The average VoIP phone isn't that much different from the analog phone you currently have at your desk. VoIP phones look the same, and often have the same features, as the landline desk phones you're probably familiar with.
There are, however, some key differences that distinguish VoIP phones from other desk phones. This blog will give you a quick overview of how a VoIP phone works and how to use one.
Registration Rewired: VoIP Phone Systems Don't Need Expensive Copper Wire
VoIP phones make and receive calls via the Internet. This means that they can use your office's Internet connection to connect to the telephone network. In other words, if your office is already wired for Ethernet, you do not need to invest in additional copper wiring to use your business phones.
In order to make phone calls, you will first have to register your VoIP phone to your account. This is the process of connecting your phone to your service provider so that they can communicate with each other. Some VoIP providers support IP phone booting for certain VoIP phones, which speeds up the phone registration process using a boot server.
The whole process of registering a phone will take you, or your IT staff, less than 30 minutes. Plus, there's no need to call the local phone company. Phones are active as soon as they're registered. No red tape.
VoIP Phones Look Just Like Regular Phones
Outwardly, you might not even tell the difference between a VoIP phone and another business desk phone. VoIP phones tend to have handsets, receivers, speaker locations, and button placements that make them physically indistinguishable from the business phones you currently employ.
VoIP phones use the same keypad as landline phones. The keypad comes with nine numbers, zero, and corresponding letters that enable alphanumeric input. If you've ever used a phone before, you've seen this keypad.
VoIP phones generally have dedicated buttons for redial, transfer, conference, hold, mute, voicemail, and speaker phone. These buttons are set along the side of the number pad. VoIP phones and other business phones use these features almost universally. That said, VoIP phones are capable of HD voice, while other business phones are not.
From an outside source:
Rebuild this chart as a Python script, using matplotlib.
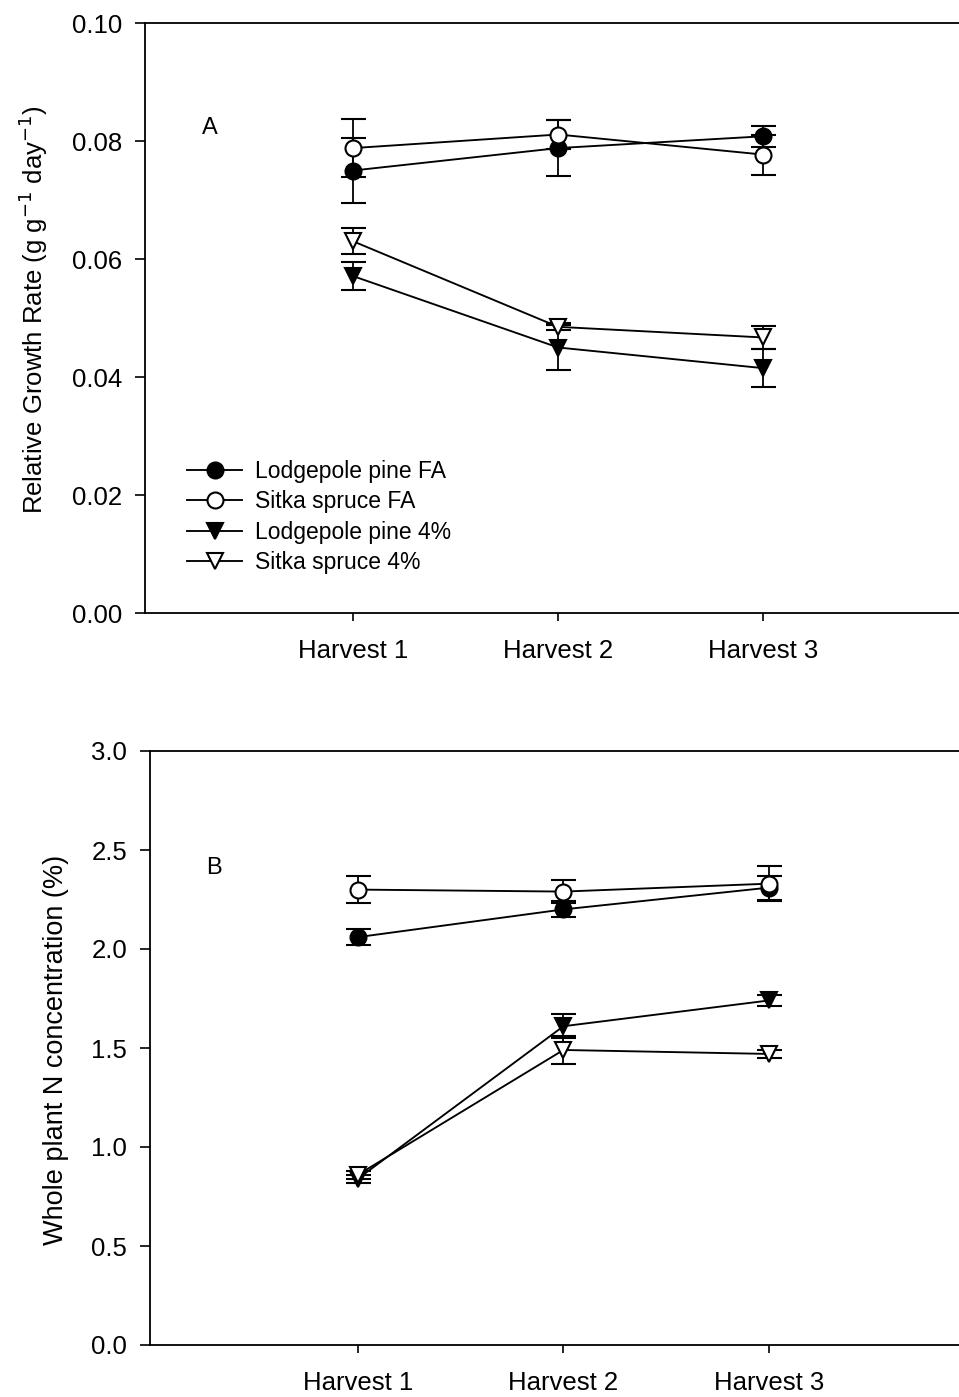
import matplotlib
matplotlib.use("Agg")
import matplotlib.pyplot as plt
from matplotlib.ticker import FormatStrFormatter

plt.rcParams['font.family'] = ['Liberation Sans', 'DejaVu Sans']
plt.rcParams['mathtext.fontset'] = 'custom'
plt.rcParams['mathtext.rm'] = 'Liberation Sans'
plt.rcParams['mathtext.it'] = 'Liberation Sans'

# ---- data ----
harvests = ["Harvest 1", "Harvest 2", "Harvest 3"]
xpos = [1, 2, 3]

series_labels = ["Lodgepole pine FA", "Sitka spruce FA", "Lodgepole pine 4%", "Sitka spruce 4%"]

rgr_lp_fa = [0.0750, 0.0788, 0.0808]
rgr_lp_fa_err = [0.0055, 0.0047, 0.0018]
rgr_ss_fa = [0.0788, 0.0811, 0.0777]
rgr_ss_fa_err = [0.0049, 0.0025, 0.0034]
rgr_lp_4 = [0.0571, 0.0450, 0.0415]
rgr_lp_4_err = [0.0024, 0.0038, 0.0032]
rgr_ss_4 = [0.0630, 0.0485, 0.0467]
rgr_ss_4_err = [0.0022, 0.0006, 0.0020]

n_lp_fa = [2.06, 2.20, 2.31]
n_lp_fa_err = [0.04, 0.04, 0.06]
n_ss_fa = [2.30, 2.29, 2.33]
n_ss_fa_err = [0.07, 0.06, 0.09]
n_lp_4 = [0.84, 1.61, 1.74]
n_lp_4_err = [0.02, 0.06, 0.03]
n_ss_4 = [0.86, 1.49, 1.47]
n_ss_4_err = [0.02, 0.07, 0.02]

rgr_ticks = [0.00, 0.02, 0.04, 0.06, 0.08, 0.10]
n_ticks = [0.0, 0.5, 1.0, 1.5, 2.0, 2.5, 3.0]

styles = [
    dict(marker='o', mfc='black'),
    dict(marker='o', mfc='white'),
    dict(marker='v', mfc='black'),
    dict(marker='v', mfc='white'),
]

W, H = 959, 1397
fig = plt.figure(figsize=(W / 100, H / 100), dpi=100)

def px_axes(left, right, top, bottom):
    return fig.add_axes([left / W, 1 - bottom / H, (right - left) / W, (bottom - top) / H])

ax1 = px_axes(145, 959, 23, 613)
ax2 = px_axes(150, 959, 751, 1345)

def draw(ax, vals, errs):
    handles = []
    for (v, e, st, lab) in zip(vals, errs, styles, series_labels):
        c = ax.errorbar(xpos, v, yerr=e, color='black', lw=1.35, elinewidth=1.3,
                        capsize=9, capthick=1.3, marker=st['marker'], mfc=st['mfc'],
                        mec='black', mew=1.5, ms=11.5, label=lab, clip_on=False)
        handles.append(c[0])
    return handles

handles = draw(ax1, [rgr_lp_fa, rgr_ss_fa, rgr_lp_4, rgr_ss_4],
               [rgr_lp_fa_err, rgr_ss_fa_err, rgr_lp_4_err, rgr_ss_4_err])
draw(ax2, [n_lp_fa, n_ss_fa, n_lp_4, n_ss_4],
     [n_lp_fa_err, n_ss_fa_err, n_lp_4_err, n_ss_4_err])

ax1.set_xlim(-0.015, 3.955)
ax1.set_ylim(0, 0.10)
ax1.set_yticks(rgr_ticks)
ax1.yaxis.set_major_formatter(FormatStrFormatter('%.2f'))
ax2.set_xlim(-0.012, 3.925)
ax2.set_ylim(0, 3.0)
ax2.set_yticks(n_ticks)
ax2.yaxis.set_major_formatter(FormatStrFormatter('%.1f'))

for ax in (ax1, ax2):
    ax.set_xticks(xpos)
    ax.set_xticklabels(harvests)
    ax.spines['right'].set_visible(False)
    for s in ('left', 'bottom', 'top'):
        ax.spines[s].set_linewidth(1.3)
    ax.tick_params(axis='y', direction='out', length=7.5, width=1.2, pad=9, labelsize=18.5)
    ax.tick_params(axis='x', direction='out', length=5.5, width=1.2, pad=13, labelsize=18.5)

ax1.text(210 / W, 1 - 128 / H, "A", transform=fig.transFigure, fontsize=17, ha='center', va='center')
ax2.text(214 / W, 1 - 868 / H, "B", transform=fig.transFigure, fontsize=17, ha='center', va='center')

fig.text(43 / W, 1 - 310 / H, r"Relative Growth Rate (g g$^{\mathsf{-1}}$ day$^{\mathsf{-1}}$)",
         rotation=90, rotation_mode='anchor', ha='center', va='baseline', fontsize=18.5)
fig.text(63 / W, 1 - 1050 / H, "Whole plant N concentration (%)",
         rotation=90, rotation_mode='anchor', ha='center', va='baseline', fontsize=19.5)

fig.legend(handles=handles, labels=series_labels, loc='upper left',
           bbox_to_anchor=(187 / W, 1 - 460 / H), frameon=False, fontsize=16.5,
           handlelength=2.4, handletextpad=0.55, labelspacing=0.32, borderpad=0,
           borderaxespad=0, markerscale=1.0)

fig.savefig("out.png", dpi=100)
HD Voice offers at least twice the audio range of landline phone service. The spread for landline voice quality is 3.4 kHz (3400 Hz), but the spread for HD voice is 7 kHz (7000 Hz). In other words, the quality of your calls will be much higher using two VoIP phones than two traditional phones.
Many VoIP phones also support Power over Ethernet (PoE), which allows you to power the phone through a PoE switch instead of a power adapter. This reduces clutter on your desk and simplifies inventory management. It can also save you money, as power adapters are often sold separately from the phones.
One VoIP Phone Number, Multiple VoIP Phone "Lines"
VoIP phones handle calls differently than other business phones. Above, the buttons in the yellow rectangle are the toggle buttons. VoIP phones allow you to pick between current, incoming, and held calls using the toggle buttons. These buttons rarely appear on landline phones.
On landline phones, each "line" corresponds to a phone number. Landline phones can juggle multiple calls among corresponding copper lines, and you switch between these calls with the line buttons (in the green rectangle above) on the phone. If you have five lines for your business, that means your phone can take calls from five different phone numbers.
VoIP phones, on the other hand, do not have "lines" in the traditional sense. Instead of being tied to a phone number, each 'line' on a VoIP phone is tied to a SIP address, or user account. Depending on your phone model, your phone may be able to handle multiple user accounts simultaneously. This means you can take calls from multiple accounts and different phone numbers on your VoIP phone.
VoIP vs Regular Phones: Similarities and Differences
As you can see, VoIP phones and landline phones differ in how they are connected to the telephone network, how they operate, and how they handle calls. To recap, here are the main differences:
- VoIP phones use the Internet to connect to the phone network, and need to be registered online to a service provider. Other business phones require dedicated copper wiring separate from an Ethernet connection.
- VoIP phones are tied to user accounts, not phone numbers. VoIP phones have "toggle buttons" that allow you to switch between simultaneous calls on a given account.
- VoIP phones are capable of HD voice, which has twice the audio range of traditional landline calls.
- Power over Ethernet (PoE) allows some VoIP phones to receive power from a PoE switch instead of a traditional power adapter.
But there are also plenty of similarities that VoIP phones share with other desk phones:
- VoIP phones use the same keypad as other desk phones.
- Like other office phones, VoIP phones have dedicated buttons for features such as call hold, call transfer, and caller ID.
- VoIP phones are physically similar in design to other business telephones.
- The basic deployment of handsets, receivers, speakers, and other structural items are the same for VoIP and landline phones.
The short of it all is this: If you've ever used an office phone before, you won't have much trouble adjusting to a VoIP phone. Switching to VoIP phones won't require you to completely re-learn the way you take and make calls.